Give back exactly the lines from the beginning of the listing below to the line holding "(detalj) at (138,480)", both ends included; the pictures stay out.
──────────────────────────────
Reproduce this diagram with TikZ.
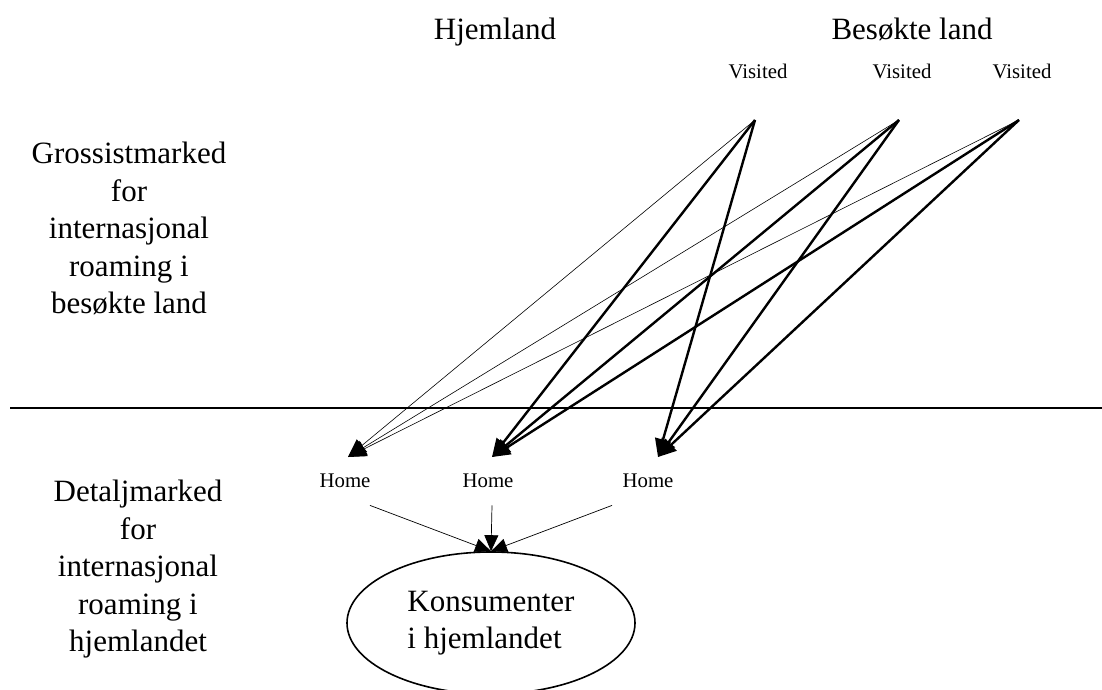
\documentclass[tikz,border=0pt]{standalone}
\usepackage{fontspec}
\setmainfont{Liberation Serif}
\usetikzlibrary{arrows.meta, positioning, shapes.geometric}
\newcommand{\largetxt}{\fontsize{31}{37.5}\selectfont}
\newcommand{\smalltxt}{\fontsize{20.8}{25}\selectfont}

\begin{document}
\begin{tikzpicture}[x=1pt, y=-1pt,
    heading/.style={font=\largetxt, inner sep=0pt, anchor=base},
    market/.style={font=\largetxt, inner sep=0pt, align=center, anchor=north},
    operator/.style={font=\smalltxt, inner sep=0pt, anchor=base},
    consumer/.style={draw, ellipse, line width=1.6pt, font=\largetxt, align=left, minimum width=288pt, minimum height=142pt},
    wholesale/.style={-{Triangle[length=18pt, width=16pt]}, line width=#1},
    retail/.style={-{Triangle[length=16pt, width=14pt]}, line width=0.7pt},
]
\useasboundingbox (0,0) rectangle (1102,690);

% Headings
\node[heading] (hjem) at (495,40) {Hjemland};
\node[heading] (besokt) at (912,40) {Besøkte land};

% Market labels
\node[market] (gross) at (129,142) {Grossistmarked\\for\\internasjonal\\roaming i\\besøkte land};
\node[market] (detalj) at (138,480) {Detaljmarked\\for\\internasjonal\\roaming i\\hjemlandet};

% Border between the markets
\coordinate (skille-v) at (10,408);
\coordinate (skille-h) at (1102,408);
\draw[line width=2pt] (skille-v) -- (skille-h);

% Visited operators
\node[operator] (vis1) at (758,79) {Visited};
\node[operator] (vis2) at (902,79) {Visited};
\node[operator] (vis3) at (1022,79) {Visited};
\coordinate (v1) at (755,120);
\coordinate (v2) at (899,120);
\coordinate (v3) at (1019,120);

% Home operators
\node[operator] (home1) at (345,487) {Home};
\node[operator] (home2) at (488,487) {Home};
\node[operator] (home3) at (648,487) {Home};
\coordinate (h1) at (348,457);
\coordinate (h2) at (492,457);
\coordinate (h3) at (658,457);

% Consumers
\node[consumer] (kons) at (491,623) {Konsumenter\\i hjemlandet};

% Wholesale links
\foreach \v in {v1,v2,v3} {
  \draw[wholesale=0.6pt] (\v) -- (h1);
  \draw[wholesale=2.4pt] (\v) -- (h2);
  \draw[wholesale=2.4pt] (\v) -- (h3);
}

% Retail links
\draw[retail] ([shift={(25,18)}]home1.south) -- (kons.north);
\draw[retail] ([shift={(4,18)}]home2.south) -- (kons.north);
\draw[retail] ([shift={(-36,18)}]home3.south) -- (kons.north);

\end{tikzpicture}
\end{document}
──────────────────────────────
» **COMPLETED EXERCISE**:
Reproduce this diagram with TikZ.
\documentclass[tikz,border=0pt]{standalone}
\usepackage{fontspec}
\setmainfont{Liberation Serif}
\usetikzlibrary{arrows.meta, positioning, shapes.geometric}
\newcommand{\largetxt}{\fontsize{31}{37.5}\selectfont}
\newcommand{\smalltxt}{\fontsize{20.8}{25}\selectfont}

\begin{document}
\begin{tikzpicture}[x=1pt, y=-1pt,
    heading/.style={font=\largetxt, inner sep=0pt, anchor=base},
    market/.style={font=\largetxt, inner sep=0pt, align=center, anchor=north},
    operator/.style={font=\smalltxt, inner sep=0pt, anchor=base},
    consumer/.style={draw, ellipse, line width=1.6pt, font=\largetxt, align=left, minimum width=288pt, minimum height=142pt},
    wholesale/.style={-{Triangle[length=18pt, width=16pt]}, line width=#1},
    retail/.style={-{Triangle[length=16pt, width=14pt]}, line width=0.7pt},
]
\useasboundingbox (0,0) rectangle (1102,690);

% Headings
\node[heading] (hjem) at (495,40) {Hjemland};
\node[heading] (besokt) at (912,40) {Besøkte land};

% Market labels
\node[market] (gross) at (129,142) {Grossistmarked\\for\\internasjonal\\roaming i\\besøkte land};
\node[market] (detalj) at (138,480) {Detaljmarked\\for\\internasjonal\\roaming i\\hjemlandet};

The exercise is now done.